*STATED EXERCISE:*
Leave out any pictures and transcribe all other data below exactly.

*INFORMATION SUPPLIED:*
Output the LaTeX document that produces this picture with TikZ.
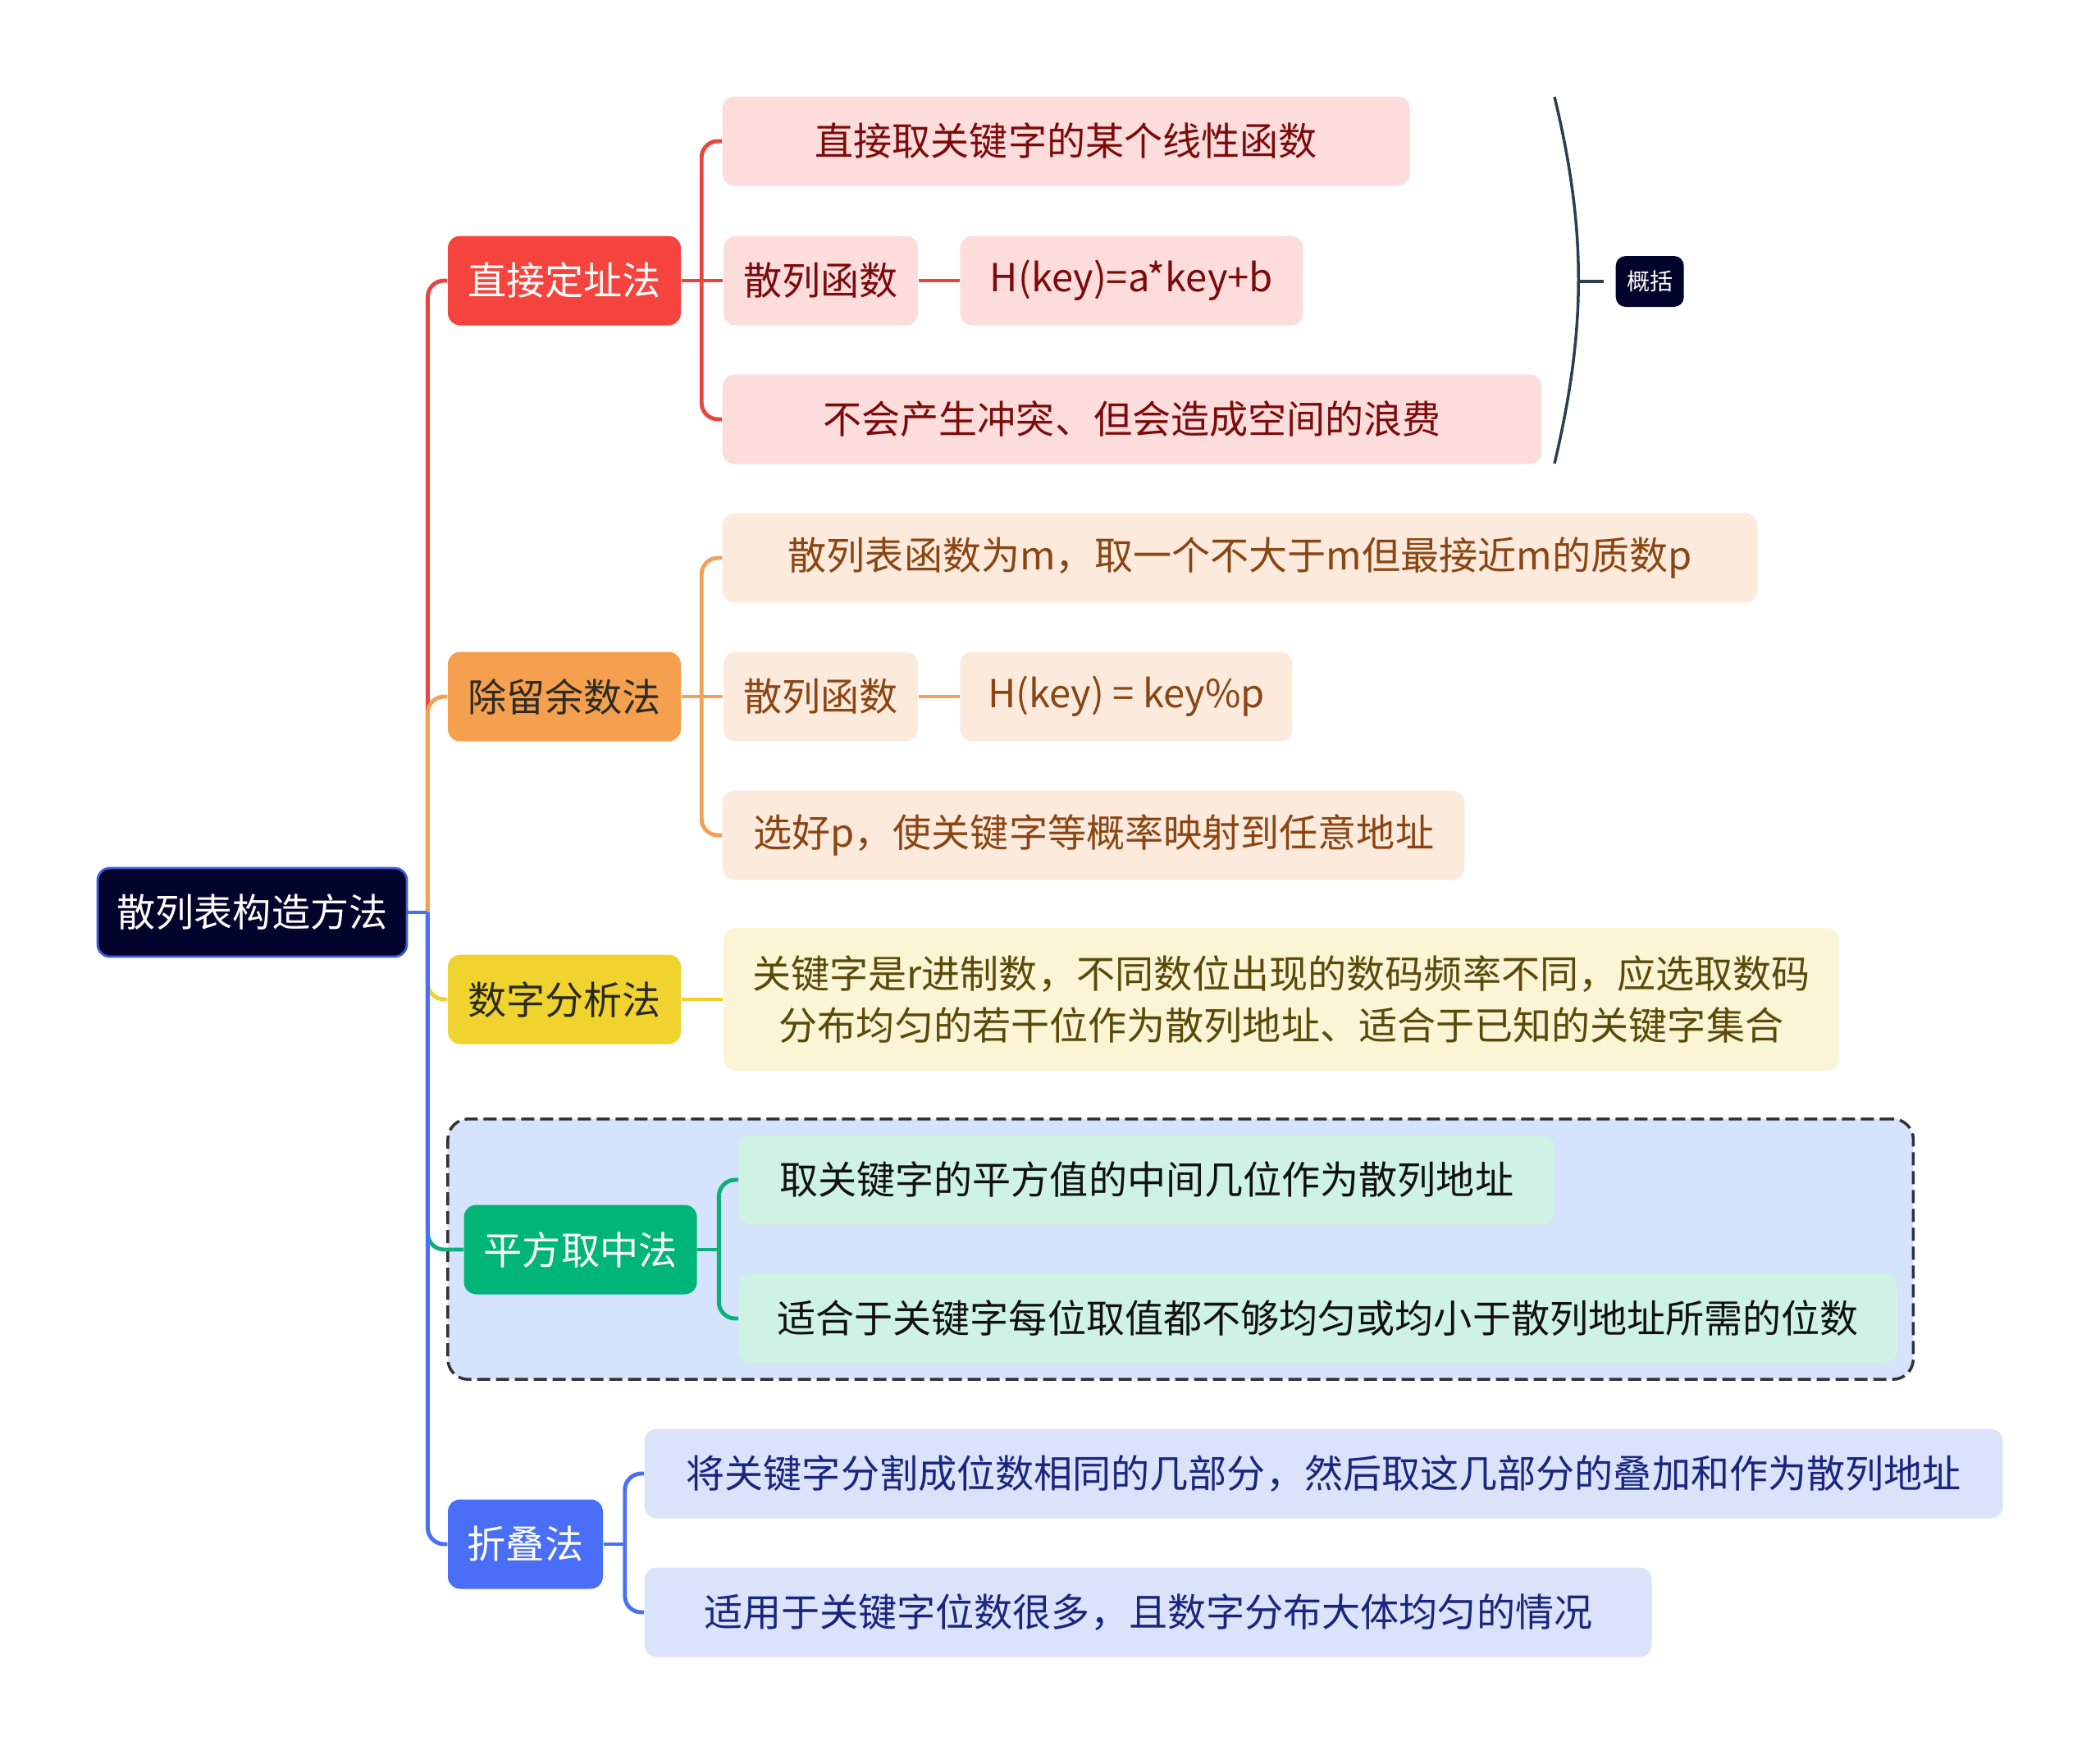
\documentclass[tikz,border=0pt]{standalone}
\usepackage{fontspec}
\setmainfont{Noto Sans CJK SC}
\usetikzlibrary{positioning,fit,backgrounds}
\definecolor{rootbg}{HTML}{03042B}
\definecolor{rootln}{HTML}{3D5EE0}
\definecolor{redM}{HTML}{F5443D}
\definecolor{redL}{HTML}{E8453E}
\definecolor{redC}{HTML}{FDDCDC}
\definecolor{redT}{HTML}{7D0A0A}
\definecolor{orgM}{HTML}{F5A04F}
\definecolor{orgL}{HTML}{F2A05A}
\definecolor{orgC}{HTML}{FCEBDD}
\definecolor{orgT}{HTML}{2E2A24}
\definecolor{orgTT}{HTML}{8B4513}
\definecolor{yelM}{HTML}{F1D330}
\definecolor{yelL}{HTML}{F0D030}
\definecolor{yelC}{HTML}{FBF5D5}
\definecolor{yelT}{HTML}{2A2A1A}
\definecolor{yelTT}{HTML}{5A4A0A}
\definecolor{grnM}{HTML}{00B578}
\definecolor{grnL}{HTML}{0DB07A}
\definecolor{grnC}{HTML}{CFF3E2}
\definecolor{grnT}{HTML}{111111}
\definecolor{bluM}{HTML}{4A6EF5}
\definecolor{bluC}{HTML}{DAE3FA}
\definecolor{bluT}{HTML}{1A2580}
\definecolor{grpbg}{HTML}{D5E3FC}
\definecolor{grpln}{HTML}{333333}
\definecolor{brcln}{HTML}{2C3E50}
\begin{document}
\begin{tikzpicture}[x=1mm, y=-1mm, font=\fontsize{13.4}{18.1}\selectfont,
  b/.style={rounded corners=1.5mm, anchor=west, align=center, inner xsep=1.5mm, inner ysep=1mm, minimum height=10.9mm},
  rt/.style={b, fill=rootbg, draw=rootln, line width=0.8pt, text=white, minimum height=10.8mm},
  rm/.style={b, fill=redM, text=white, minimum width=28.4mm},
  rc/.style={b, fill=redC, text=redT},
  om/.style={b, fill=orgM, text=orgT, minimum width=28.4mm},
  oc/.style={b, fill=orgC, text=orgTT},
  ym/.style={b, fill=yelM, text=yelT, minimum width=28.4mm},
  yc/.style={b, fill=yelC, text=yelTT},
  gm/.style={b, fill=grnM, text=white, minimum width=28.4mm},
  gc/.style={b, fill=grnC, text=grnT},
  bm/.style={b, fill=bluM, text=white},
  bc/.style={b, fill=bluC, text=bluT},
  sm/.style={b, fill=rootbg, text=white, font=\fontsize{8}{9}\selectfont, minimum height=6.2mm, minimum width=8.3mm, inner xsep=0.5mm, rounded corners=1.2mm},
  grp/.style={rounded corners=2.5mm, draw=grpln, line width=1pt, dash pattern=on 1.6mm off 0.7mm, fill=grpbg, inner sep=1.9mm},
  ln/.style={line width=1.4pt, rounded corners=2mm},
  brc/.style={draw=brcln, line width=1pt}]
\useasboundingbox (0,0) rectangle (256,213.9);
\node[rt, minimum width=37.7mm] (root) at (11.76,111.2) {散列表构造方法};
\node[rm] (m1) at (54.53,34.2) {直接定址法};
\node[om] (m2) at (54.53,84.9) {除留余数法};
\node[ym] (m3) at (54.53,121.8) {数字分析法};
\node[gm] (m4) at (56.49,152.3) {平方取中法};
\node[bm, minimum width=18.9mm] (m5) at (54.53,188.2) {折叠法};
\node[rc, minimum width=83.8mm] (c1) at (88,17.2) {直接取关键字的某个线性函数};
\node[rc, minimum width=23.7mm, right=5.06mm of m1] (c2) {散列函数};
\node[rc, minimum width=41.8mm, right=5mm of c2] (c4) {H(key)=a*key+b};
\node[rc, minimum width=99.9mm] (c3) at (88,51.1) {不会产生冲突、但会造成空间的浪费};
\node[oc, minimum width=126.2mm] (d1) at (88,68) {散列表函数为m，取一个不大于m但最接近m的质数p};
\node[oc, minimum width=23.7mm, right=5.06mm of m2] (d2) {散列函数};
\node[oc, minimum width=40.5mm, right=5mm of d2] (d4) {H(key) = key\%p};
\node[oc, minimum width=90.5mm] (d3) at (88,101.8) {选好p，使关键字等概率映射到任意地址};
\node[yc, minimum width=136mm, minimum height=17.4mm, right=5.06mm of m3] (y1) {关键字是r进制数，不同数位出现的数码频率不同，应选取数码\\分布均匀的若干位作为散列地址、适合于已知的关键字集合};
\node[gc, minimum width=99.4mm] (g1) at (90,143.8) {取关键字的平方值的中间几位作为散列地址};
\node[gc, minimum width=141.2mm] (g2) at (90,160.7) {适合于关键字每位取值都不够均匀或均小于散列地址所需的位数};
\node[bc, minimum width=165.6mm] (f1) at (78.5,179.6) {将关键字分割成位数相同的几部分，然后取这几部分的叠加和作为散列地址};
\node[bc, minimum width=122.8mm] (f2) at (78.5,196.5) {适用于关键字位数很多，且数字分布大体均匀的情况};
\node[sm] (sum) at (196.9,34.3) {概括};
\begin{scope}[on background layer]
\node[grp, fit=(m4)(g1)(g2)] (G) {};
\end{scope}
\coordinate[right=2.4mm of root] (j0);
\coordinate[right=2.45mm of m1] (j1);
\coordinate[right=2.45mm of m2] (j2);
\coordinate[right=2.6mm of m4] (j4);
\coordinate[right=2.6mm of m5] (j5);
\draw[ln, redL] (j0) |- (m1.west);
\draw[ln, orgL] (j0) |- (m2.west);
\draw[ln, yelL] (j0) |- (m3.west);
\draw[ln, grnL] (j0) |- (m4.west);
\draw[ln, bluM] (j0) |- (m5.west);
\draw[ln, bluM] (root.east) -- (j0);
\draw[ln, redL] (m1.east) -- (c2.west);
\draw[ln, redL] (j1) |- (c1.west);
\draw[ln, redL] (j1) |- (c3.west);
\draw[ln, redL] (c2.east) -- (c4.west);
\draw[ln, orgL] (m2.east) -- (d2.west);
\draw[ln, orgL] (j2) |- (d1.west);
\draw[ln, orgL] (j2) |- (d3.west);
\draw[ln, orgL] (d2.east) -- (d4.west);
\draw[ln, yelL] (m3.east) -- (y1.west);
\draw[ln, grnL] (m4.east) -- (j4);
\draw[ln, grnL] (j4) |- (g1.west);
\draw[ln, grnL] (j4) |- (g2.west);
\draw[ln, bluM] (m5.east) -- (j5);
\draw[ln, bluM] (j5) |- (f1.west);
\draw[ln, bluM] (j5) |- (f2.west);
\coordinate (s1) at (189.5,11.8);
\coordinate (s2) at (189.5,56.5);
\coordinate (s0) at (192.4,34.3);
\coordinate (s3) at (195.5,34.3);
\draw[brc] (s1) .. controls (193.4,28) and (193.4,40) .. (s2);
\draw[brc] (s0) -- (s3);
\end{tikzpicture}
\end{document}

*CORRECT RESULT:*
Output the LaTeX document that produces this picture with TikZ.
\documentclass[tikz,border=0pt]{standalone}
\usepackage{fontspec}
\setmainfont{Noto Sans CJK SC}
\usetikzlibrary{positioning,fit,backgrounds}
\definecolor{rootbg}{HTML}{03042B}
\definecolor{rootln}{HTML}{3D5EE0}
\definecolor{redM}{HTML}{F5443D}
\definecolor{redL}{HTML}{E8453E}
\definecolor{redC}{HTML}{FDDCDC}
\definecolor{redT}{HTML}{7D0A0A}
\definecolor{orgM}{HTML}{F5A04F}
\definecolor{orgL}{HTML}{F2A05A}
\definecolor{orgC}{HTML}{FCEBDD}
\definecolor{orgT}{HTML}{2E2A24}
\definecolor{orgTT}{HTML}{8B4513}
\definecolor{yelM}{HTML}{F1D330}
\definecolor{yelL}{HTML}{F0D030}
\definecolor{yelC}{HTML}{FBF5D5}
\definecolor{yelT}{HTML}{2A2A1A}
\definecolor{yelTT}{HTML}{5A4A0A}
\definecolor{grnM}{HTML}{00B578}
\definecolor{grnL}{HTML}{0DB07A}
\definecolor{grnC}{HTML}{CFF3E2}
\definecolor{grnT}{HTML}{111111}
\definecolor{bluM}{HTML}{4A6EF5}
\definecolor{bluC}{HTML}{DAE3FA}
\definecolor{bluT}{HTML}{1A2580}
\definecolor{grpbg}{HTML}{D5E3FC}
\definecolor{grpln}{HTML}{333333}
\definecolor{brcln}{HTML}{2C3E50}
\begin{document}
\begin{tikzpicture}[x=1mm, y=-1mm, font=\fontsize{13.4}{18.1}\selectfont,
  b/.style={rounded corners=1.5mm, anchor=west, align=center, inner xsep=1.5mm, inner ysep=1mm, minimum height=10.9mm},
  rt/.style={b, fill=rootbg, draw=rootln, line width=0.8pt, text=white, minimum height=10.8mm},
  rm/.style={b, fill=redM, text=white, minimum width=28.4mm},
  rc/.style={b, fill=redC, text=redT},
  om/.style={b, fill=orgM, text=orgT, minimum width=28.4mm},
  oc/.style={b, fill=orgC, text=orgTT},
  ym/.style={b, fill=yelM, text=yelT, minimum width=28.4mm},
  yc/.style={b, fill=yelC, text=yelTT},
  gm/.style={b, fill=grnM, text=white, minimum width=28.4mm},
  gc/.style={b, fill=grnC, text=grnT},
  bm/.style={b, fill=bluM, text=white},
  bc/.style={b, fill=bluC, text=bluT},
  sm/.style={b, fill=rootbg, text=white, font=\fontsize{8}{9}\selectfont, minimum height=6.2mm, minimum width=8.3mm, inner xsep=0.5mm, rounded corners=1.2mm},
  grp/.style={rounded corners=2.5mm, draw=grpln, line width=1pt, dash pattern=on 1.6mm off 0.7mm, fill=grpbg, inner sep=1.9mm},
  ln/.style={line width=1.4pt, rounded corners=2mm},
  brc/.style={draw=brcln, line width=1pt}]
\useasboundingbox (0,0) rectangle (256,213.9);
\node[rt, minimum width=37.7mm] (root) at (11.76,111.2) {散列表构造方法};
\node[rm] (m1) at (54.53,34.2) {直接定址法};
\node[om] (m2) at (54.53,84.9) {除留余数法};
\node[ym] (m3) at (54.53,121.8) {数字分析法};
\node[gm] (m4) at (56.49,152.3) {平方取中法};
\node[bm, minimum width=18.9mm] (m5) at (54.53,188.2) {折叠法};
\node[rc, minimum width=83.8mm] (c1) at (88,17.2) {直接取关键字的某个线性函数};
\node[rc, minimum width=23.7mm, right=5.06mm of m1] (c2) {散列函数};
\node[rc, minimum width=41.8mm, right=5mm of c2] (c4) {H(key)=a*key+b};
\node[rc, minimum width=99.9mm] (c3) at (88,51.1) {不会产生冲突、但会造成空间的浪费};
\node[oc, minimum width=126.2mm] (d1) at (88,68) {散列表函数为m，取一个不大于m但最接近m的质数p};
\node[oc, minimum width=23.7mm, right=5.06mm of m2] (d2) {散列函数};
\node[oc, minimum width=40.5mm, right=5mm of d2] (d4) {H(key) = key\%p};
\node[oc, minimum width=90.5mm] (d3) at (88,101.8) {选好p，使关键字等概率映射到任意地址};
\node[yc, minimum width=136mm, minimum height=17.4mm, right=5.06mm of m3] (y1) {关键字是r进制数，不同数位出现的数码频率不同，应选取数码\\分布均匀的若干位作为散列地址、适合于已知的关键字集合};
\node[gc, minimum width=99.4mm] (g1) at (90,143.8) {取关键字的平方值的中间几位作为散列地址};
\node[gc, minimum width=141.2mm] (g2) at (90,160.7) {适合于关键字每位取值都不够均匀或均小于散列地址所需的位数};
\node[bc, minimum width=165.6mm] (f1) at (78.5,179.6) {将关键字分割成位数相同的几部分，然后取这几部分的叠加和作为散列地址};
\node[bc, minimum width=122.8mm] (f2) at (78.5,196.5) {适用于关键字位数很多，且数字分布大体均匀的情况};
\node[sm] (sum) at (196.9,34.3) {概括};
\begin{scope}[on background layer]
\node[grp, fit=(m4)(g1)(g2)] (G) {};
\end{scope}
\coordinate[right=2.4mm of root] (j0);
\coordinate[right=2.45mm of m1] (j1);
\coordinate[right=2.45mm of m2] (j2);
\coordinate[right=2.6mm of m4] (j4);
\coordinate[right=2.6mm of m5] (j5);
\draw[ln, redL] (j0) |- (m1.west);
\draw[ln, orgL] (j0) |- (m2.west);
\draw[ln, yelL] (j0) |- (m3.west);
\draw[ln, grnL] (j0) |- (m4.west);
\draw[ln, bluM] (j0) |- (m5.west);
\draw[ln, bluM] (root.east) -- (j0);
\draw[ln, redL] (m1.east) -- (c2.west);
\draw[ln, redL] (j1) |- (c1.west);
\draw[ln, redL] (j1) |- (c3.west);
\draw[ln, redL] (c2.east) -- (c4.west);
\draw[ln, orgL] (m2.east) -- (d2.west);
\draw[ln, orgL] (j2) |- (d1.west);
\draw[ln, orgL] (j2) |- (d3.west);
\draw[ln, orgL] (d2.east) -- (d4.west);
\draw[ln, yelL] (m3.east) -- (y1.west);
\draw[ln, grnL] (m4.east) -- (j4);
\draw[ln, grnL] (j4) |- (g1.west);
\draw[ln, grnL] (j4) |- (g2.west);
\draw[ln, bluM] (m5.east) -- (j5);
\draw[ln, bluM] (j5) |- (f1.west);
\draw[ln, bluM] (j5) |- (f2.west);
\coordinate (s1) at (189.5,11.8);
\coordinate (s2) at (189.5,56.5);
\coordinate (s0) at (192.4,34.3);
\coordinate (s3) at (195.5,34.3);
\draw[brc] (s1) .. controls (193.4,28) and (193.4,40) .. (s2);
\draw[brc] (s0) -- (s3);
\end{tikzpicture}
\end{document}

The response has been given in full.